As the old Alcoholics Anonymous adage goes, the first step in recognizing there’s a problem is admitting there is one. The commissioner’s offices of all the professional sports should determine a way in which they not merely impose a fine on their players for saying these slurs, but also — or even alternatively — encourage them to seek out knowledge on the issue of homophobia by talking to advocacy groups. This shouldn’t be handed down as a punishment like court-ordered community service but should be framed in a light that allows the athletes to see it as an opportunity for them to really learn from their mistake philosophically — not just financially.

Over the past few weeks, a couple of steps have been taken by pro athletes that could have a positive long-term effect on addressing this subject.

Last month, Phoenix Suns president Rick Welts revealed to the media that he is gay. He is believed to be the first man in a prominent position in sports to have ever openly stated his homosexuality and said he did so to help address a topic that is “off-limits” in his industry. Subsequently, Suns star point guard Steve Nash made a video in support of New York’s marriage equality proposition.

Additionally, the San Francisco Giants organization recently released a clip for the “It Gets Better” anti-homophobic video campaign aimed at giving hope to gay, lesbian, transgender and bisexual adolescents who are bullied for their sexual orientation.
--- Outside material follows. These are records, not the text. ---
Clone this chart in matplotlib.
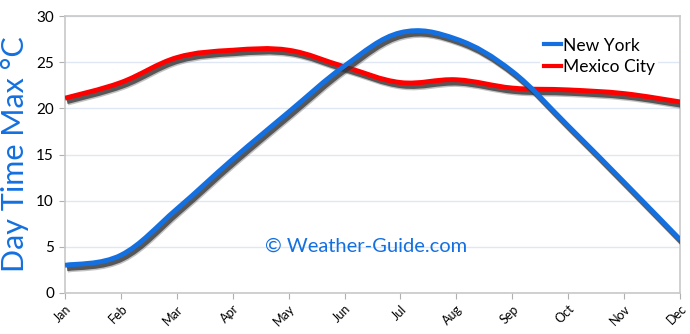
import matplotlib
matplotlib.use("Agg")
import matplotlib.pyplot as plt
import matplotlib.patheffects as pe
from matplotlib.path import Path
from matplotlib.patches import PathPatch
from matplotlib.lines import Line2D
import numpy as np

months = ["Jan", "Feb", "Mar", "Apr", "May", "Jun", "Jul", "Aug", "Sep", "Oct", "Nov", "Dec"]
new_york = [3.0, 4.1, 9.1, 14.5, 19.6, 24.6, 28.2, 27.5, 24.0, 18.1, 12.0, 5.8]
mexico_city = [21.1, 22.8, 25.5, 26.3, 26.3, 24.5, 22.8, 23.1, 22.2, 22.0, 21.6, 20.7]

plt.rcParams['font.family'] = ['Lato', 'DejaVu Sans']


def smooth_path(xs, ys, t=0.18):
    # catmull-rom style bezier through the data points
    xs = np.asarray(xs, float)
    ys = np.asarray(ys, float)
    verts = [(xs[0], ys[0])]
    codes = [Path.MOVETO]
    n = len(xs)
    for i in range(n - 1):
        p0 = i - 1 if i > 0 else i
        p3 = i + 2 if i + 2 < n else i + 1
        c1 = (xs[i] + (xs[i + 1] - xs[p0]) * t, ys[i] + (ys[i + 1] - ys[p0]) * t)
        c2 = (xs[i + 1] - (xs[p3] - xs[i]) * t, ys[i + 1] - (ys[p3] - ys[i]) * t)
        verts += [c1, c2, (xs[i + 1], ys[i + 1])]
        codes += [Path.CURVE4] * 3
    return Path(verts, codes)


fig = plt.figure(figsize=(6.9, 3.34), dpi=100)
ax = fig.add_axes([0.0942, 0.1228, 0.8913, 0.8292])

x = np.arange(len(months))
shadow = [pe.SimpleLineShadow(offset=(1.5, -2.5), shadow_color='#222222', alpha=0.75),
          pe.SimpleLineShadow(offset=(2, -3.5), shadow_color='#555555', alpha=0.35),
          pe.Normal()]

for vals, col in [(mexico_city, '#ff0000'), (new_york, '#1470e0')]:
    patch = PathPatch(smooth_path(x, vals), fill=False, edgecolor=col, lw=3.5,
                      capstyle='butt', zorder=3, path_effects=shadow)
    ax.add_patch(patch)

ax.set_xlim(0, len(months) - 1)
ax.set_ylim(0, 30)
ax.set_yticks(range(0, 31, 5))
ax.set_xticks(x)
ax.set_xticklabels(months, rotation=45, ha='right', va='top', rotation_mode='anchor', fontsize=9)
ax.tick_params(axis='y', labelsize=11, length=4, color='#b0b0b0', pad=4)
ax.tick_params(axis='x', length=4, color='#b0b0b0', pad=3)
ax.grid(axis='y', color='#dfe6f4', lw=1)
ax.set_axisbelow(True)
for s in ax.spines.values():
    s.set_color('#c8c8c8')
    s.set_linewidth(1.2)

ax.set_ylabel("Day Time Max °C", color='#1470e0', fontsize=22, labelpad=5)

handles = [Line2D([], [], color='#1470e0', lw=3), Line2D([], [], color='#ff0000', lw=3)]
leg = ax.legend(handles, ["New York", "Mexico City"], loc='upper right',
                bbox_to_anchor=(0.965, 0.935), frameon=True, fontsize=12.5,
                handlelength=1.0, handletextpad=0.1, labelspacing=0.3,
                borderpad=0.2, borderaxespad=0)
leg.get_frame().set_edgecolor('none')
leg.get_frame().set_facecolor('white')
leg.get_frame().set_alpha(1)

ax.text(0.49, 0.17, "© Weather-Guide.com", transform=ax.transAxes, ha='center',
        va='center', color='#1470e0', fontsize=14.5)

fig.savefig("out.png", dpi=100)
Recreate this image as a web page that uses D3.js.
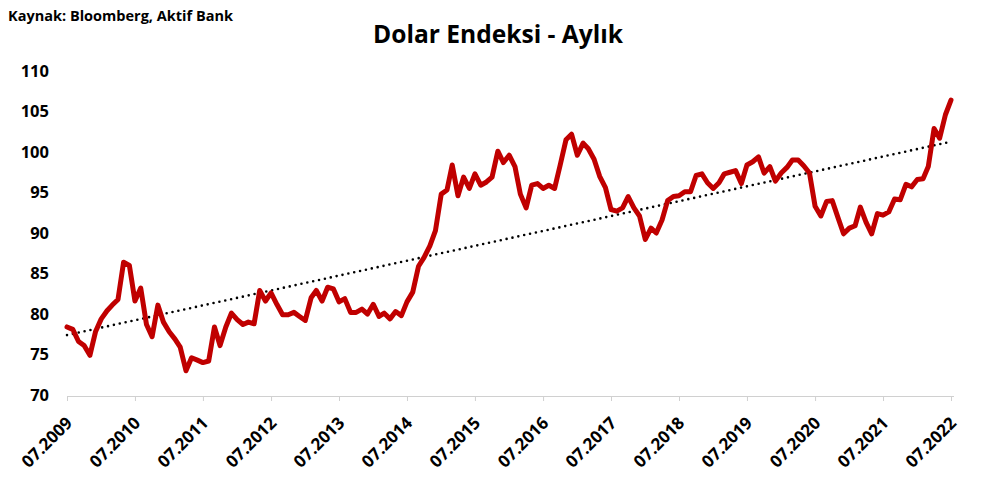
<!DOCTYPE html>
<html><head><meta charset="utf-8">
<script src="https://cdn.jsdelivr.net/npm/d3@7"></script>
<style>body{margin:0;background:#fff}svg{display:block}</style>
</head><body>
<svg id="c" width="993" height="480"></svg>
<script>
const startYear = 2009, startMonth = 7;
const values = [
 78.4,78.1,76.6,76.1,74.9,77.8,
 79.4,80.4,81.1,81.8,86.4,86.0,81.6,83.2,78.7,77.2,81.1,79.0,
 77.8,76.9,75.9,73.0,74.6,74.3,74.0,74.2,78.4,76.1,78.4,80.1,
 79.3,78.7,79.0,78.8,82.9,81.6,82.6,81.2,79.9,79.9,80.2,79.7,
 79.2,82.0,82.9,81.6,83.3,83.1,81.5,81.9,80.2,80.2,80.6,80.0,
 81.2,79.7,80.1,79.4,80.3,79.8,81.5,82.7,85.9,87.0,88.4,90.3,
 94.8,95.3,98.4,94.6,96.9,95.5,97.3,95.9,96.3,96.9,100.1,98.7,
 99.6,98.2,94.8,93.1,95.9,96.1,95.5,95.9,95.5,98.4,101.5,102.2,
 99.6,101.1,100.4,99.1,97.0,95.6,92.9,92.7,93.1,94.5,93.1,92.1,
 89.2,90.6,90.0,91.6,94.0,94.5,94.6,95.1,95.1,97.1,97.3,96.2,
 95.5,96.2,97.3,97.5,97.7,96.1,98.4,98.8,99.4,97.4,98.2,96.4,
 97.4,98.1,99.0,99.0,98.3,97.4,93.3,92.1,93.9,94.0,91.9,89.9,
 90.6,90.9,93.2,91.3,89.9,92.4,92.2,92.6,94.2,94.1,96.0,95.7,
 96.6,96.7,98.2,102.9,101.7,104.6,106.4
];
const dates = values.map((v,i)=> new Date(startYear, startMonth-1+i, 1));
const yTicks = [70,75,80,85,90,95,100,105,110];
const xTickLabels = ["07.2009","07.2010","07.2011","07.2012","07.2013","07.2014","07.2015","07.2016","07.2017","07.2018","07.2019","07.2020","07.2021","07.2022"];

const svg = d3.select("#c");
const font = "'Open Sans', sans-serif";
const x = d3.scaleTime().domain([dates[0], dates[dates.length-1]]).range([67, 951]);
const y = d3.scaleLinear().domain([70,110]).range([395,71]);

svg.append("text").attr("x",8).attr("y",21).attr("font-family",font).attr("font-weight","bold")
  .attr("font-size",14).attr("fill","#000").attr("textLength",225).attr("lengthAdjust","spacingAndGlyphs")
  .text("Kaynak: Bloomberg, Aktif Bank");
svg.append("text").attr("x",498).attr("y",43).attr("text-anchor","middle").attr("font-family",font)
  .attr("font-weight","bold").attr("font-size",24.5).attr("fill","#000")
  .attr("textLength",250).attr("lengthAdjust","spacingAndGlyphs").text("Dolar Endeksi - Aylık");

// y labels
svg.append("g").selectAll("text").data(yTicks).join("text")
  .attr("x",49).attr("y",d=>y(d)).attr("dy","0.36em").attr("text-anchor","end")
  .attr("font-family",font).attr("font-weight","bold").attr("font-size",16.5).text(d=>d);

// x axis
const tickDates = xTickLabels.map(s=>{const [m,yy]=s.split(".");return new Date(+yy,+m-1,1);});
const xAxis = d3.axisBottom(x).tickValues(tickDates).tickSize(5).tickFormat((d,i)=>xTickLabels[i]);
const gx = svg.append("g").attr("transform","translate(0,396)").call(xAxis);
gx.select(".domain").attr("stroke","#d0d0d0").attr("d","M67,0.5H954");
gx.selectAll(".tick line").attr("stroke","#d0d0d0");
gx.selectAll(".tick text").attr("font-family",font).attr("font-weight","bold").attr("font-size",17)
  .attr("fill","#000").attr("text-anchor","end").attr("dy",null).attr("y",0)
  .attr("transform","translate(6,28) rotate(-45)");

// trend line (least squares)
const n = values.length;
const xs = d3.range(n);
const mx = d3.mean(xs), my = d3.mean(values);
const slope = d3.sum(xs,(i)=>(i-mx)*(values[i]-my))/d3.sum(xs,i=>(i-mx)*(i-mx));
const icpt = my - slope*mx;
svg.append("line").attr("x1",x(dates[0])).attr("y1",y(icpt)).attr("x2",x(dates[n-1])).attr("y2",y(icpt+slope*(n-1)))
  .attr("stroke","#000").attr("stroke-width",2.6).attr("stroke-dasharray","0 6").attr("stroke-linecap","round");

const line = d3.line().x((d,i)=>x(dates[i])).y(d=>y(d));
svg.append("path").datum(values).attr("d",line).attr("fill","none").attr("stroke","#c00000")
  .attr("stroke-width",5).attr("stroke-linejoin","round").attr("stroke-linecap","round");
</script>
</body></html>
They are the first professional sports franchise to jump on board with an “It Gets Better” video.

While it is laudable that these moves have been made to step up and address homophobia as a whole, professional sports as an entity should try to improve how the sports world percieves homosexuality by dealing with it from the inside out. In this day and age, they will not be alienating people by bringing a seemingly political issue into sports. Rather, they will alienate themselves from spectators more if they continue to plug their ears with their fingers and act as if they are inside a bubble.